More Specials

The Specials

par Yves Canevet le 19/06/2002

Note: 8.0    
Morceaux qui Tuent
Ghost town
Do nothing


More Specials sera un succès public dès sa sortie en octobre 1980. Directement propulsé à la cinquième place du top 40, le deuxième album du groupe phare de l'écurie 2 Tone est plus abouti et plus ambitieux que le précédent, mais aussi moins attachant. Là où "Specials" était enjoué et direct, "More Specials" est sombre et sophistiqué. L'urgence de la synthèse ska/punk des débuts cède la place à des morceaux au tempo ralenti. Sous l'impulsion de Jerry Dammers, alors que le groupe connaît de grandes tensions internes, les Specials explorent de nouveaux territoires musicaux. "Pearl's café" et "I can't stand it" titubent comme autant de morceaux pop ivres. Si la reprise soul "Sock it to'em J. B." est poussive, les morceaux hispanisants sont bien plus convaincants, notamment "Stereotypes", premier single extrait de l'album en septembre 1980, dont la deuxième partie - tout en écho et réverbération - aura sans doute influencé jusqu'à Massive Attack. Le single suivant est "Do nothing", signé par le guitariste Lynval Golding. On y retrouve tous les ingrédients qui font le charme du groupe de Coventry : rythmique ska, mélodie de chant accrocheuse, paroles autobiographiques sur l'Angleterre désespérante des années Thatcher. Les influences jamaïcaines restent présentes avec deux reprises de "Enjoy yourself". La première est joyeuse, tandis que la seconde évoque un réveil difficile et la gueule de bois d'après la fête... Deux morceaux angoissés retiennent l'attention: "Man at C&A" rappelle la menace atomique, tandis que "International jet set" embarque pour un vol qui finit en crash. Dans cette veine, la réédition propose une plage vidéo de "Ghost town", où les Specials sont au sommet de leur art. Leur virée en voiture dans une ville désertée de ses habitants et les plans sur Dammers, édenté, ressemblent à un mauvais rêve.
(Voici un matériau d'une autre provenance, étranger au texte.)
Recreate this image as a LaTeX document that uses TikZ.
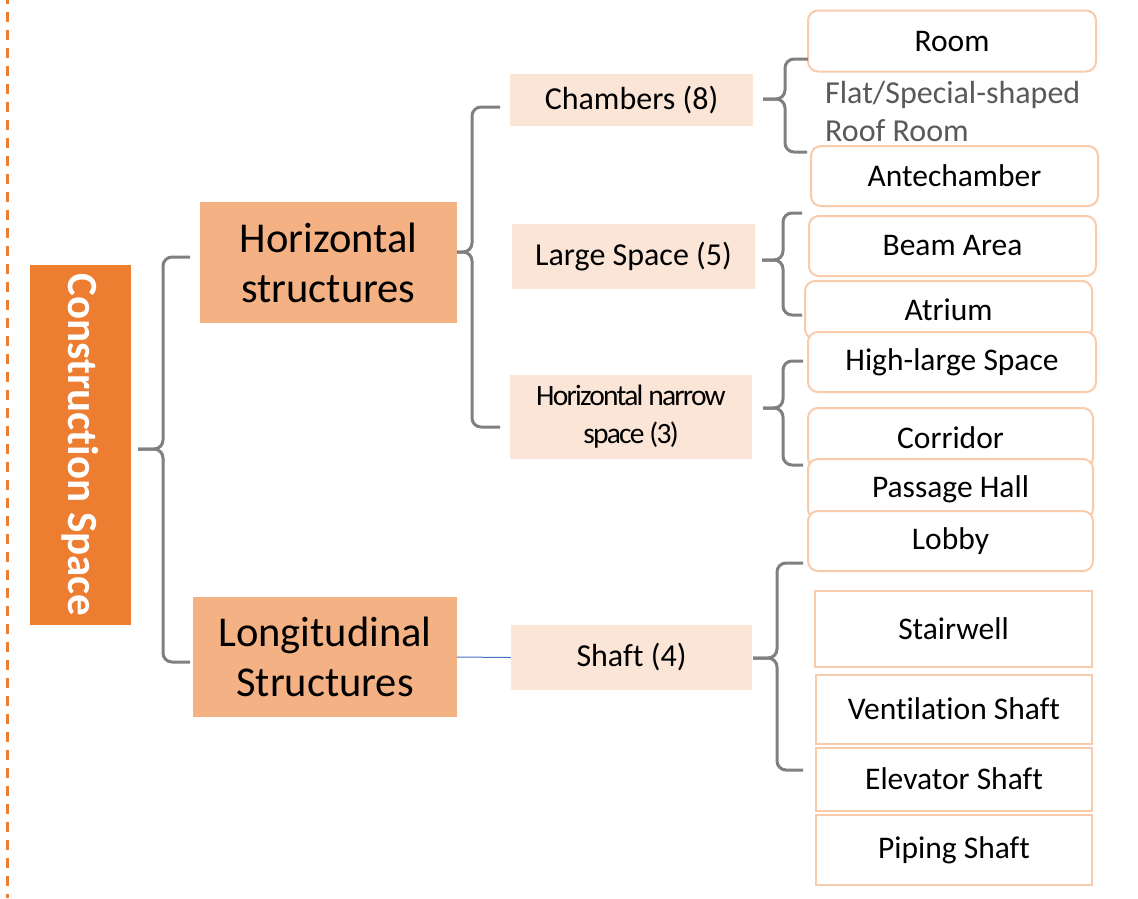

Réquisitoire contre la violence et le chômage, "Ghost town" et son refrain suraigu résonnent comme un avertissement. Censuré, le titre sera numéro un pendant trois semaines en juillet 1981 alors que des émeutes urbaines éclatent dans tout le pays. Les Specials, dans leur formation historique, se sépareront deux mois plus tard.